— What to produce —
Extract the text of each entry below exactly, leaving every image behind.

— Dataset extract —
§

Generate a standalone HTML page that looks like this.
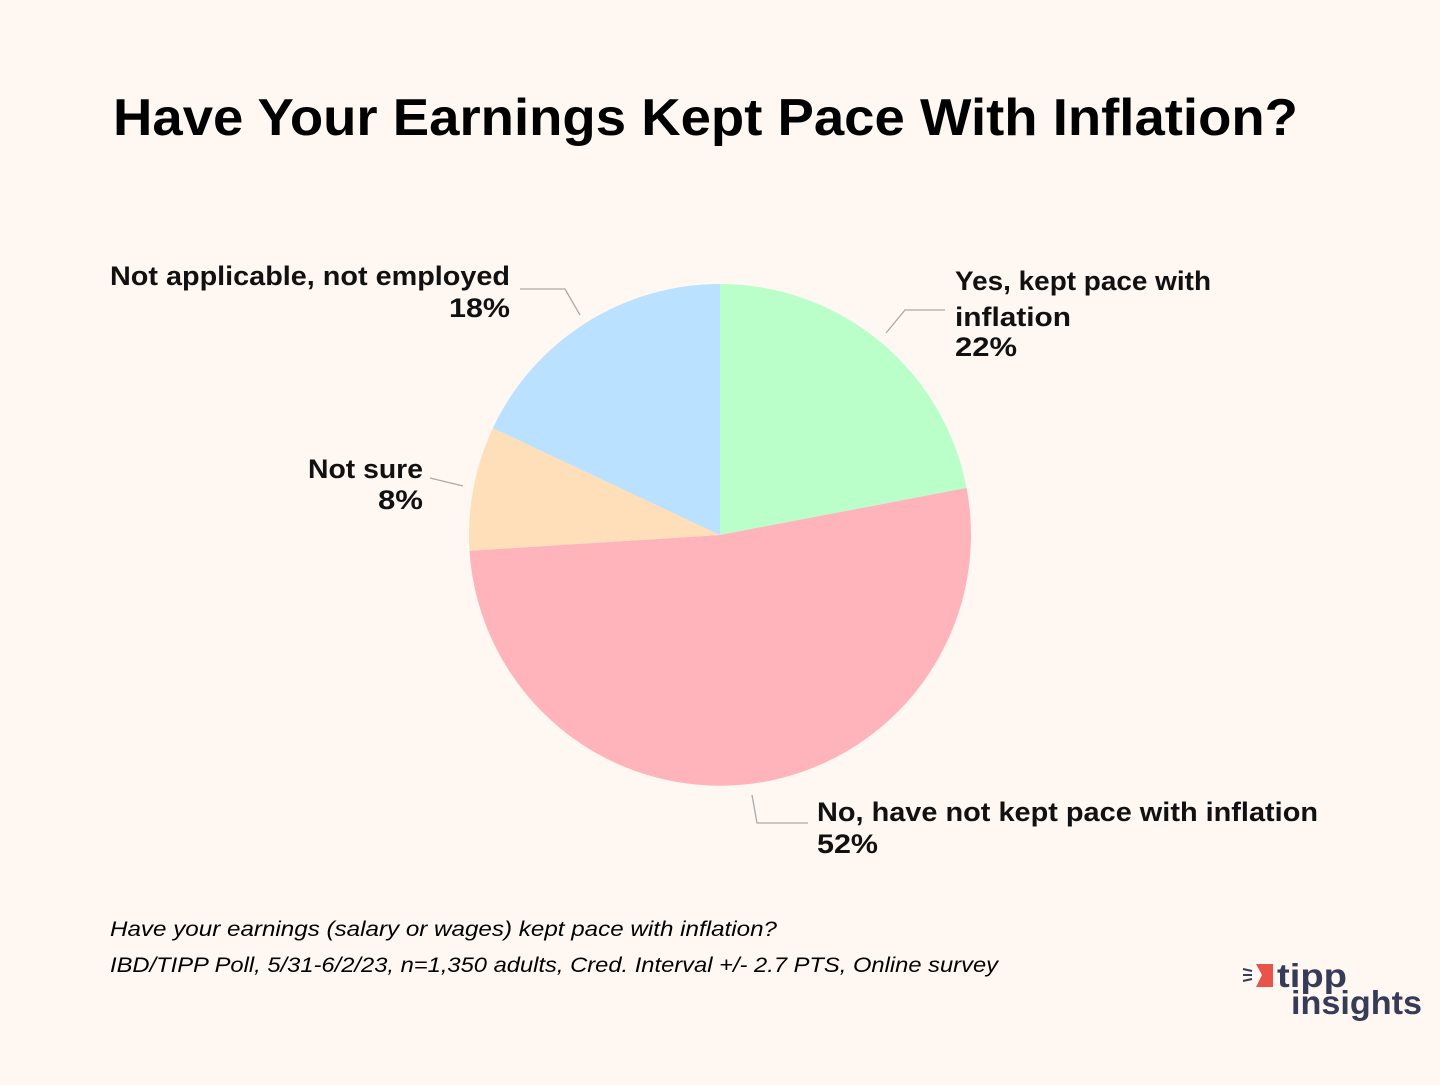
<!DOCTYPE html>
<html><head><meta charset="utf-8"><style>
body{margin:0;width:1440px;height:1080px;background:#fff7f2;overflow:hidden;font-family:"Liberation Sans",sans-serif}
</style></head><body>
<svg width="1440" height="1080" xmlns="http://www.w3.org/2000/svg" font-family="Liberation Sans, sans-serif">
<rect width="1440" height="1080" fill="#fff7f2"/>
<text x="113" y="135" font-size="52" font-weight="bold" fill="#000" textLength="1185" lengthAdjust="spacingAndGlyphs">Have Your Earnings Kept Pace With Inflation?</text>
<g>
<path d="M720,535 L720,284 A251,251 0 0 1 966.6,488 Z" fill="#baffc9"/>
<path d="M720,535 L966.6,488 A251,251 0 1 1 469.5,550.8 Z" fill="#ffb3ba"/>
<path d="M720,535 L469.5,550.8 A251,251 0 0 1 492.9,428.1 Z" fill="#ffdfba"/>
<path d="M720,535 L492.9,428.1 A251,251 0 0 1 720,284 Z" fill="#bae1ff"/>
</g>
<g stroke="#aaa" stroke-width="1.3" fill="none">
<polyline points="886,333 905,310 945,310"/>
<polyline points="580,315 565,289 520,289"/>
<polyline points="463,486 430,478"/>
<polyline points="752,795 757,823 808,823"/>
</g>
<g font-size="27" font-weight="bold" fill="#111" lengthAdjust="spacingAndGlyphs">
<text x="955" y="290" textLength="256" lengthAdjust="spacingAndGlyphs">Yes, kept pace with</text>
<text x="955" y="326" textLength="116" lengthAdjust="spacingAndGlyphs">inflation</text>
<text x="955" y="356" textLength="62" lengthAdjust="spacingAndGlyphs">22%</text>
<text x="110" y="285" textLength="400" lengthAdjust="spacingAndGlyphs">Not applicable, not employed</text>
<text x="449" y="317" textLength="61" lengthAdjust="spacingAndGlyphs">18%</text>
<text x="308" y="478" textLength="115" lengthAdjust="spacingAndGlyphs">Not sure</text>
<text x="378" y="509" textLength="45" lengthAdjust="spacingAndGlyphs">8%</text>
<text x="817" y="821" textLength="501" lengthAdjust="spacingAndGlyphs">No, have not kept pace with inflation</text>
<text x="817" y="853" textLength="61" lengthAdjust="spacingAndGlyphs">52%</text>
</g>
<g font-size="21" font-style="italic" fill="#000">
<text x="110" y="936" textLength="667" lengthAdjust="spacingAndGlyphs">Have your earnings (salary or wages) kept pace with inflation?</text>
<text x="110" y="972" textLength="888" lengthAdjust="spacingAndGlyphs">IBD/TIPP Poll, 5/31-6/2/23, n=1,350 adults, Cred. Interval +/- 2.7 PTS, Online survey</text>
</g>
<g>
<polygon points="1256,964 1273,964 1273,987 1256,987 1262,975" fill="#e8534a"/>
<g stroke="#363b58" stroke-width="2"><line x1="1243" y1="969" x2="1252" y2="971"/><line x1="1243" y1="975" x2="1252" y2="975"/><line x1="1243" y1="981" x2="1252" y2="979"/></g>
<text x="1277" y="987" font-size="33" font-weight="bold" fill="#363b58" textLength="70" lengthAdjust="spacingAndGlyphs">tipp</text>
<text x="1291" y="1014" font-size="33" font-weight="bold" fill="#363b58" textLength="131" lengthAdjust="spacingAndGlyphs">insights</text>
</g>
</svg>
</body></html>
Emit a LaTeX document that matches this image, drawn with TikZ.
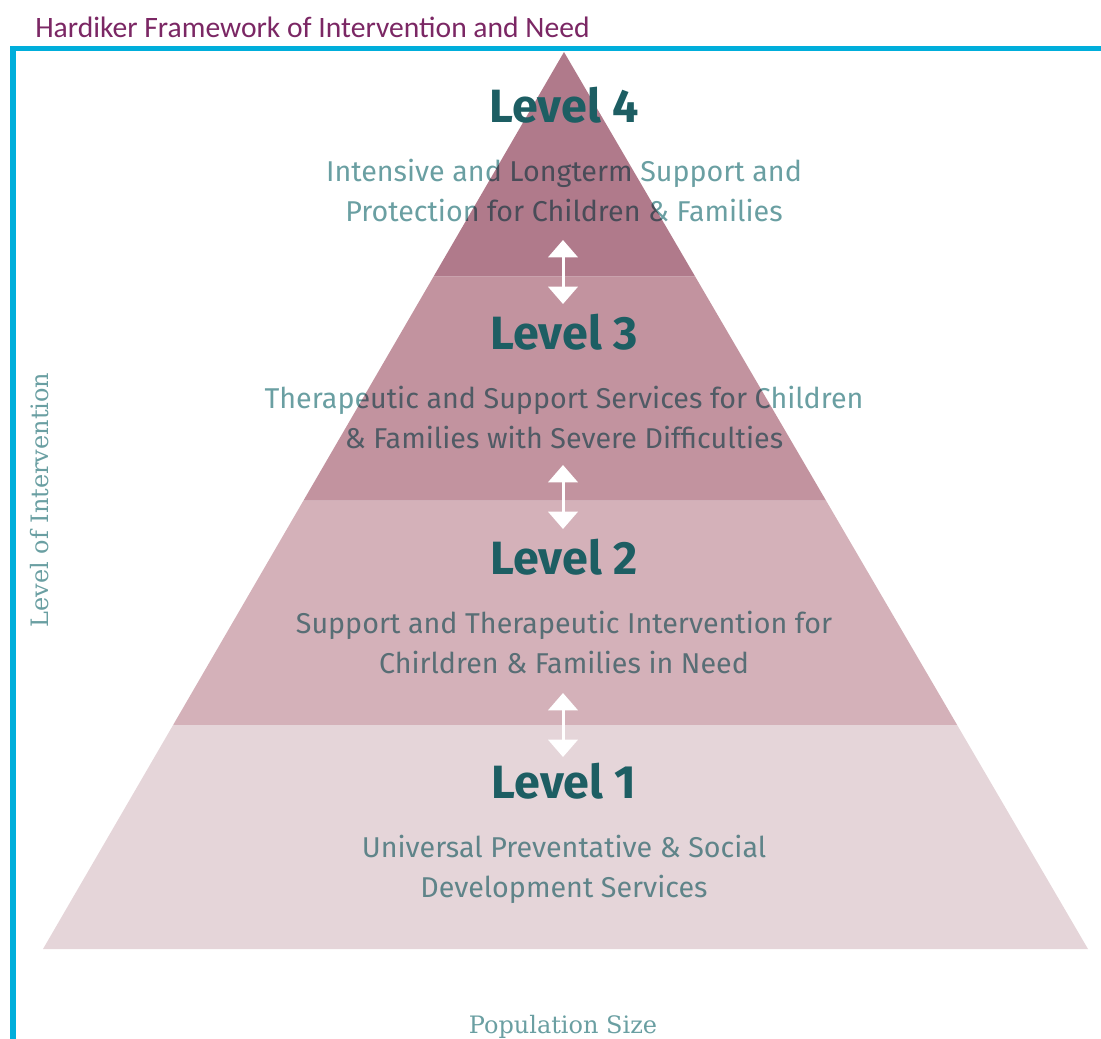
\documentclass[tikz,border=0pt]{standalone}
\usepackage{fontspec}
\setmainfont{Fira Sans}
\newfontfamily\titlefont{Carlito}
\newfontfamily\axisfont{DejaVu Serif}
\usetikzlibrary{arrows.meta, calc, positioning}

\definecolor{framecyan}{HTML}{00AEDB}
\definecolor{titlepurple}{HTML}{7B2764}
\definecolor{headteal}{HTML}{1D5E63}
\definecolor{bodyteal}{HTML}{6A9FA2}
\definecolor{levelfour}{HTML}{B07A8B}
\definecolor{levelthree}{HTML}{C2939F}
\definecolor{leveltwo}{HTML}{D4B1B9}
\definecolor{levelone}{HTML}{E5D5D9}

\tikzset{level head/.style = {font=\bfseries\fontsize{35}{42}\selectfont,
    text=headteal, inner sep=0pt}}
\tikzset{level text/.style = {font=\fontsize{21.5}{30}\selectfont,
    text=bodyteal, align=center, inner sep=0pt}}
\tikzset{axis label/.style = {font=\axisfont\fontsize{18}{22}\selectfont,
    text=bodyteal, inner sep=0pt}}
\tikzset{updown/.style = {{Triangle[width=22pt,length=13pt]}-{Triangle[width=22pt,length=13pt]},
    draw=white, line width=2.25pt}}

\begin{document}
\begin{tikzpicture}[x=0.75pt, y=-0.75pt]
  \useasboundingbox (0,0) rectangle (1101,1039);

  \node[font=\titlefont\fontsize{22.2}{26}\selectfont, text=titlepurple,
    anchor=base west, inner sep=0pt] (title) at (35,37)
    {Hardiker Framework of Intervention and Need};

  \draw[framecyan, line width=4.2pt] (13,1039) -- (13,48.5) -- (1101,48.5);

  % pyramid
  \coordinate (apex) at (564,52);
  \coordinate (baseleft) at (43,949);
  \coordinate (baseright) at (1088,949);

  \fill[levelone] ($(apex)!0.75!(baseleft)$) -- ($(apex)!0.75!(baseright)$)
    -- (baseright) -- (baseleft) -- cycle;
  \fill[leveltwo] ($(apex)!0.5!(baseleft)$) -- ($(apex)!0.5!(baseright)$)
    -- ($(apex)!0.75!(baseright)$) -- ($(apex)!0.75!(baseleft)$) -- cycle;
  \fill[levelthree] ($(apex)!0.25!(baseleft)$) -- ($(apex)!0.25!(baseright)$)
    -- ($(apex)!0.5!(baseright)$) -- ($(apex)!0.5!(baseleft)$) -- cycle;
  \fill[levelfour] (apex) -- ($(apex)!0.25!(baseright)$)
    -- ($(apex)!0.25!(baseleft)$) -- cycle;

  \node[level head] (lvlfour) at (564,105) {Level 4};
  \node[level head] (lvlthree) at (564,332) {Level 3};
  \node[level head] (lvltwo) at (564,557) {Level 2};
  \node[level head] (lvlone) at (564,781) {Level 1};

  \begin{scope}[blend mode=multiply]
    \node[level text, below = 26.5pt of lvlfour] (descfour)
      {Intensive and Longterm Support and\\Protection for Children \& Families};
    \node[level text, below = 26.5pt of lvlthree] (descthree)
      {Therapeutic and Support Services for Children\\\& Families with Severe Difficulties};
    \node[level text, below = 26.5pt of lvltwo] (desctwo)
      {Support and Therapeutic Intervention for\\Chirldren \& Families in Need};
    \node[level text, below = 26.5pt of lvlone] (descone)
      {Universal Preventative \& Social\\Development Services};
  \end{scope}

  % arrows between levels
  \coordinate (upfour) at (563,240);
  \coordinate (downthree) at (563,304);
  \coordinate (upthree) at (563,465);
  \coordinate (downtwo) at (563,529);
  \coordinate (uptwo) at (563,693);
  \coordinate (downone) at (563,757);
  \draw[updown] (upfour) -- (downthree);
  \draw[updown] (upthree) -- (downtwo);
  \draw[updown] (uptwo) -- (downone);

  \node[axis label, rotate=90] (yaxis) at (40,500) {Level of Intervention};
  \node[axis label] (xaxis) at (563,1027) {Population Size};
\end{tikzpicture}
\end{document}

§

— Solution —
Generate a standalone HTML page that looks like this.
<!DOCTYPE html>
<html><head><meta charset="utf-8"><style>
body{margin:0;width:1440px;height:1080px;background:#fff7f2;overflow:hidden;font-family:"Liberation Sans",sans-serif}
</style></head><body>
<svg width="1440" height="1080" xmlns="http://www.w3.org/2000/svg" font-family="Liberation Sans, sans-serif">
<rect width="1440" height="1080" fill="#fff7f2"/>
<text x="113" y="135" font-size="52" font-weight="bold" fill="#000" textLength="1185" lengthAdjust="spacingAndGlyphs">Have Your Earnings Kept Pace With Inflation?</text>
<g>
<path d="M720,535 L720,284 A251,251 0 0 1 966.6,488 Z" fill="#baffc9"/>
<path d="M720,535 L966.6,488 A251,251 0 1 1 469.5,550.8 Z" fill="#ffb3ba"/>
<path d="M720,535 L469.5,550.8 A251,251 0 0 1 492.9,428.1 Z" fill="#ffdfba"/>
<path d="M720,535 L492.9,428.1 A251,251 0 0 1 720,284 Z" fill="#bae1ff"/>
</g>
<g stroke="#aaa" stroke-width="1.3" fill="none">
<polyline points="886,333 905,310 945,310"/>
<polyline points="580,315 565,289 520,289"/>
<polyline points="463,486 430,478"/>
<polyline points="752,795 757,823 808,823"/>
</g>
<g font-size="27" font-weight="bold" fill="#111" lengthAdjust="spacingAndGlyphs">
<text x="955" y="290" textLength="256" lengthAdjust="spacingAndGlyphs">Yes, kept pace with</text>
<text x="955" y="326" textLength="116" lengthAdjust="spacingAndGlyphs">inflation</text>
<text x="955" y="356" textLength="62" lengthAdjust="spacingAndGlyphs">22%</text>
<text x="110" y="285" textLength="400" lengthAdjust="spacingAndGlyphs">Not applicable, not employed</text>
<text x="449" y="317" textLength="61" lengthAdjust="spacingAndGlyphs">18%</text>
<text x="308" y="478" textLength="115" lengthAdjust="spacingAndGlyphs">Not sure</text>
<text x="378" y="509" textLength="45" lengthAdjust="spacingAndGlyphs">8%</text>
<text x="817" y="821" textLength="501" lengthAdjust="spacingAndGlyphs">No, have not kept pace with inflation</text>
<text x="817" y="853" textLength="61" lengthAdjust="spacingAndGlyphs">52%</text>
</g>
<g font-size="21" font-style="italic" fill="#000">
<text x="110" y="936" textLength="667" lengthAdjust="spacingAndGlyphs">Have your earnings (salary or wages) kept pace with inflation?</text>
<text x="110" y="972" textLength="888" lengthAdjust="spacingAndGlyphs">IBD/TIPP Poll, 5/31-6/2/23, n=1,350 adults, Cred. Interval +/- 2.7 PTS, Online survey</text>
</g>
<g>
<polygon points="1256,964 1273,964 1273,987 1256,987 1262,975" fill="#e8534a"/>
<g stroke="#363b58" stroke-width="2"><line x1="1243" y1="969" x2="1252" y2="971"/><line x1="1243" y1="975" x2="1252" y2="975"/><line x1="1243" y1="981" x2="1252" y2="979"/></g>
<text x="1277" y="987" font-size="33" font-weight="bold" fill="#363b58" textLength="70" lengthAdjust="spacingAndGlyphs">tipp</text>
<text x="1291" y="1014" font-size="33" font-weight="bold" fill="#363b58" textLength="131" lengthAdjust="spacingAndGlyphs">insights</text>
</g>
</svg>
</body></html>
Emit a LaTeX document that matches this image, drawn with TikZ.
\documentclass[tikz,border=0pt]{standalone}
\usepackage{fontspec}
\setmainfont{Fira Sans}
\newfontfamily\titlefont{Carlito}
\newfontfamily\axisfont{DejaVu Serif}
\usetikzlibrary{arrows.meta, calc, positioning}

\definecolor{framecyan}{HTML}{00AEDB}
\definecolor{titlepurple}{HTML}{7B2764}
\definecolor{headteal}{HTML}{1D5E63}
\definecolor{bodyteal}{HTML}{6A9FA2}
\definecolor{levelfour}{HTML}{B07A8B}
\definecolor{levelthree}{HTML}{C2939F}
\definecolor{leveltwo}{HTML}{D4B1B9}
\definecolor{levelone}{HTML}{E5D5D9}

\tikzset{level head/.style = {font=\bfseries\fontsize{35}{42}\selectfont,
    text=headteal, inner sep=0pt}}
\tikzset{level text/.style = {font=\fontsize{21.5}{30}\selectfont,
    text=bodyteal, align=center, inner sep=0pt}}
\tikzset{axis label/.style = {font=\axisfont\fontsize{18}{22}\selectfont,
    text=bodyteal, inner sep=0pt}}
\tikzset{updown/.style = {{Triangle[width=22pt,length=13pt]}-{Triangle[width=22pt,length=13pt]},
    draw=white, line width=2.25pt}}

\begin{document}
\begin{tikzpicture}[x=0.75pt, y=-0.75pt]
  \useasboundingbox (0,0) rectangle (1101,1039);

  \node[font=\titlefont\fontsize{22.2}{26}\selectfont, text=titlepurple,
    anchor=base west, inner sep=0pt] (title) at (35,37)
    {Hardiker Framework of Intervention and Need};

  \draw[framecyan, line width=4.2pt] (13,1039) -- (13,48.5) -- (1101,48.5);

  % pyramid
  \coordinate (apex) at (564,52);
  \coordinate (baseleft) at (43,949);
  \coordinate (baseright) at (1088,949);

  \fill[levelone] ($(apex)!0.75!(baseleft)$) -- ($(apex)!0.75!(baseright)$)
    -- (baseright) -- (baseleft) -- cycle;
  \fill[leveltwo] ($(apex)!0.5!(baseleft)$) -- ($(apex)!0.5!(baseright)$)
    -- ($(apex)!0.75!(baseright)$) -- ($(apex)!0.75!(baseleft)$) -- cycle;
  \fill[levelthree] ($(apex)!0.25!(baseleft)$) -- ($(apex)!0.25!(baseright)$)
    -- ($(apex)!0.5!(baseright)$) -- ($(apex)!0.5!(baseleft)$) -- cycle;
  \fill[levelfour] (apex) -- ($(apex)!0.25!(baseright)$)
    -- ($(apex)!0.25!(baseleft)$) -- cycle;

  \node[level head] (lvlfour) at (564,105) {Level 4};
  \node[level head] (lvlthree) at (564,332) {Level 3};
  \node[level head] (lvltwo) at (564,557) {Level 2};
  \node[level head] (lvlone) at (564,781) {Level 1};

  \begin{scope}[blend mode=multiply]
    \node[level text, below = 26.5pt of lvlfour] (descfour)
      {Intensive and Longterm Support and\\Protection for Children \& Families};
    \node[level text, below = 26.5pt of lvlthree] (descthree)
      {Therapeutic and Support Services for Children\\\& Families with Severe Difficulties};
    \node[level text, below = 26.5pt of lvltwo] (desctwo)
      {Support and Therapeutic Intervention for\\Chirldren \& Families in Need};
    \node[level text, below = 26.5pt of lvlone] (descone)
      {Universal Preventative \& Social\\Development Services};
  \end{scope}

  % arrows between levels
  \coordinate (upfour) at (563,240);
  \coordinate (downthree) at (563,304);
  \coordinate (upthree) at (563,465);
  \coordinate (downtwo) at (563,529);
  \coordinate (uptwo) at (563,693);
  \coordinate (downone) at (563,757);
  \draw[updown] (upfour) -- (downthree);
  \draw[updown] (upthree) -- (downtwo);
  \draw[updown] (uptwo) -- (downone);

  \node[axis label, rotate=90] (yaxis) at (40,500) {Level of Intervention};
  \node[axis label] (xaxis) at (563,1027) {Population Size};
\end{tikzpicture}
\end{document}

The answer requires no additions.